In order to support as many queries as possible, we recommend creating mappings to each of these tables and letting Stardog choose which mappings apply for each query. It is possible that no mappings can support a particular query. In such cases, Stardog will write an entry to the log file and return no results.

This is the default behavior, which can be changed by setting the cassandra.allow.filtering option to true. When set, Stardog will include the ALLOW FILTERING clause at the end of each CQL query. Please note that the use of this option is highly discouraged in large-scale production environments.

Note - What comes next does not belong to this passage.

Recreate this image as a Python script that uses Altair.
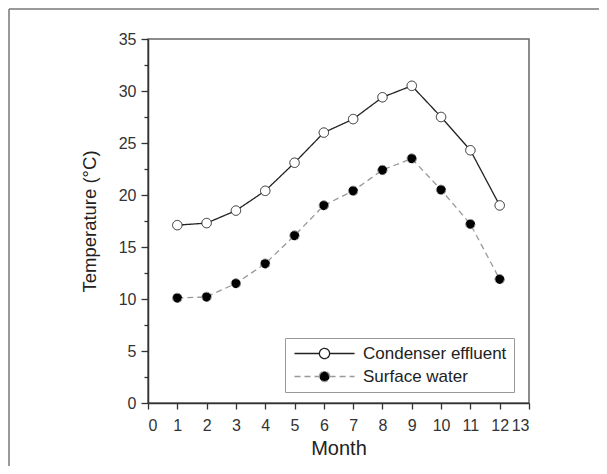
import altair as alt
import pandas as pd

months = list(range(1, 13))
condenser = [17.1, 17.3, 18.5, 20.4, 23.1, 26.0, 27.3, 29.4, 30.5, 27.5, 24.3, 19.0]
surface = [10.1, 10.2, 11.5, 13.4, 16.1, 19.0, 20.4, 22.4, 23.5, 20.5, 17.2, 11.9]
series_names = ["Condenser effluent", "Surface water"]
x_ticks = list(range(0, 14))
y_ticks = [i * 2.5 for i in range(15)]

df = pd.DataFrame({
    "Month": months * 2,
    "Temp": condenser + surface,
    "Series": [series_names[0]] * 12 + [series_names[1]] * 12,
})

x_enc = alt.X(
    "Month:Q",
    scale=alt.Scale(domain=[0, 13], nice=False, zero=False),
    axis=alt.Axis(values=x_ticks, title="Month", tickSize=6, labelPadding=8,
                  titlePadding=5, titleFontSize=20),
)
y_enc = alt.Y(
    "Temp:Q",
    scale=alt.Scale(domain=[0, 35], nice=False),
    axis=alt.Axis(
        values=y_ticks,
        labelExpr="datum.value % 5 === 0 ? datum.label : ''",
        tickSize={"condition": {"test": "datum.value % 5 === 0", "value": 7}, "value": 4},
        labelPadding=5,
        title="Temperature (°C)",
        titlePadding=19,
        titleFontSize=18.5,
    ),
)

legend_path = "M-1,0H3.15M4.85,0H9M3.15,0A0.85,0.85 0 1,1 4.85,0A0.85,0.85 0 1,1 3.15,0"

legend = alt.Legend(
    title=None,
    orient="none",
    legendX=137,
    legendY=299,
    symbolType=legend_path,
    symbolSize=144,
    symbolStrokeWidth=1.3,
    symbolFillColor="white",
    symbolStrokeColor="#222",
    symbolOpacity=1,
    labelOffset=54,
    labelFontSize=17,
    labelColor="#222",
    rowPadding=5,
    padding=7,
    strokeColor="#999",
    fillColor="white",
)

dash_scale = alt.Scale(domain=series_names, range=[[1, 0], [6, 4]])
stroke_scale = alt.Scale(domain=series_names, range=["#222", "#999"])
fill_scale = alt.Scale(domain=series_names, range=["white", "black"])

base = alt.Chart(df)

lines = base.mark_line(strokeWidth=1.3).encode(
    x=x_enc,
    y=y_enc,
    detail="Series:N",
    stroke=alt.Stroke("Series:N", scale=stroke_scale, legend=legend),
    strokeDash=alt.StrokeDash("Series:N", scale=dash_scale, legend=legend),
)

points = base.mark_point(filled=True, size=90, strokeWidth=1.0, opacity=1).encode(
    x=x_enc,
    y=y_enc,
    fill=alt.Fill("Series:N", scale=fill_scale, legend=legend),
    stroke=alt.Stroke("Series:N", scale=stroke_scale, legend=legend),
    strokeDash=alt.StrokeDash("Series:N", scale=dash_scale, legend=legend),
)

frame_df = pd.DataFrame({"k": [0]})
frame_top = alt.Chart(frame_df).mark_rule(color="#777", strokeWidth=1.5).encode(
    x=alt.value(-139), x2=alt.value(452), y=alt.value(-30)
)
frame_left = alt.Chart(frame_df).mark_rule(color="#777", strokeWidth=1.5).encode(
    x=alt.value(-139), y=alt.value(-30), y2=alt.value(428)
)

chart = alt.layer(frame_top, frame_left, lines, points).properties(
    width=381,
    height=364,
    autosize=alt.AutoSizeParams(type="none"),
    padding={"left": 140, "top": 31, "right": 70, "bottom": 63},
    background="white",
).configure_view(
    stroke="#666", strokeWidth=1.5
).configure_axis(
    grid=False,
    domainColor="#333",
    domainWidth=1.5,
    tickColor="#333",
    tickWidth=1.3,
    labelFont="Liberation Sans",
    labelFontSize=16,
    labelColor="#333",
    titleFont="Liberation Sans",
    titleFontWeight="normal",
    titleColor="#222",
).configure_legend(
    labelFont="Liberation Sans",
)

chart.save("out.html", embed_options={"renderer": "svg", "actions": False})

Cassandra is also special for how SQL-like its query language is (for a NoSQL database). As this is the case, Stardog supports the use of SQL queries in the mappings files for Cassandra virtual graphs. That is, you can use the rr:sqlQuery predicate for R2RML mappings, the sm:query predicate for Stardog Mapping Syntax, or the FROM SQL clause for Stardog Mapping Syntax 2. In all cases, you can supply a SQL query to describe a view to use for a virtual graph mapping, however, the SQL query can only contain operators that are supported in CQL - no joins, subqueries, SQL functions, etc. are allowed.


Stardog/SPARQL Virtual Graph Considerations

To create Stardog Engine or SPARQL service virtual graph, the properties file should specify values for the following properties:

Property Description
sparql.url SPARQL endpoint with database specified, for example, http://myhost:26023/testdb/query
sparql.username username to access the SPARQL endpoint
sparql.password password to access the SPARQL endpoint
sparql.graphname default graph to run the queries against
sparql.statsbasedoptimization boolean value to enable/disable statistics based optimization, only valid for Virtual Graphs to other Stardog servers

Virtual graph mappings are not supported.